Author's Response: Thank you, Stratyllis! Actually, that line reads "There are lesbians, gays, straights, bi-sexuals, and transgenders... people from every nameable group--except pedophiles. They usually go straight to Hell." So it's not including GLBT in the same group as pedophiles. From a psychological viewpoint, pedophiles do not belong in the same group as heterosexuals, homosexuals or bisexuals because those people seek adult sexual partners.
Thank you so much for writing this! It says a lot about society today! I'd love to read more original stuff from you. Sorry it's an anonymous review - I haven't got an account here, but you know who I am ;)
Author's Response: Who are you? Seriously, thank you, araminta! Hopefully, I'll begin writing more original stuff. My ex trashed most of it. So I'll be starting fresh with all the wonderful lessons I've learned here at SH!
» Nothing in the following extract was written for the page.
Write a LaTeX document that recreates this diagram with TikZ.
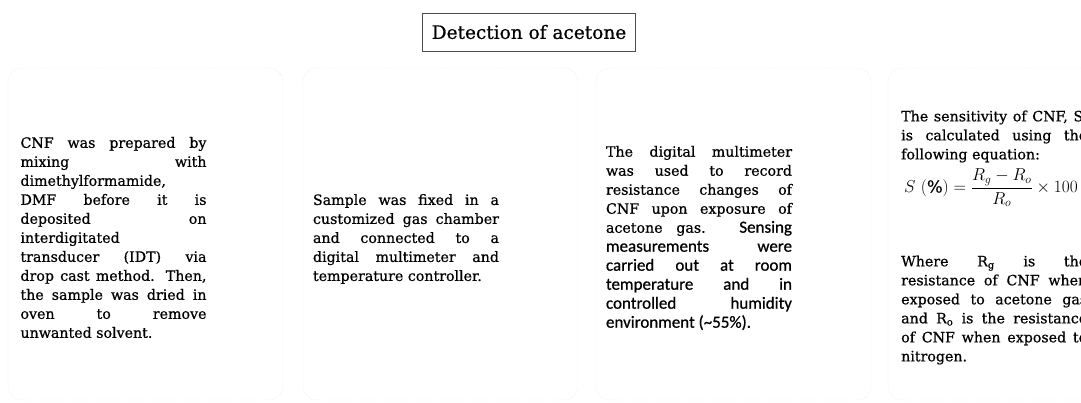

Lovely work, as usual. This must have been great fun to write. I liked the lot, but I think the best line may have been "You aren't telling me there are lesbians in heaven?". Perish the thought! Said one hell of a lot about society, though. Oh, and the end was a nice touch. :)
Author's Response: Thank you, GM Weasley! I found it very enjoyable to write. It's a lot of fun to beat up televangelists with parody. Okay, it's fun to beat them up without parody. :-) I'm glad you liked it!
Poor poor Barry. I bet he would trade all the welth he had in his last life for a good suply of KYjelly lube. It a good thing he was a evangelist. He will be use to using his month for hours at a time. I hope he doesn't have a strong gag reflex.;-) Great story Lisa.
Author's Response: Thank you so much, Pink! I imagine that would be hell for the people he is forced to perform with and on... to have to have sex with Barry Selwell. I'm glad you liked it!
oooh, it's so satisfying to see holier than though gobshites getting their comeuppance. l hate fanatics and evangelists, but i loved this.
Author's Response: Thank you so much, zafania! I am so glad you enjoyed it! I enjoyed giving it to them. :-)
Oh wow, it had to feel pretty good to write this. I would like to send folks like Barry to hell, and you did it! I really liked this!
Author's Response: Well, as often as they like to send everyone else to hell, I thought it was only fair to return the favor. Thank you so much, redvelvetcanopy! I'm so glad you liked it!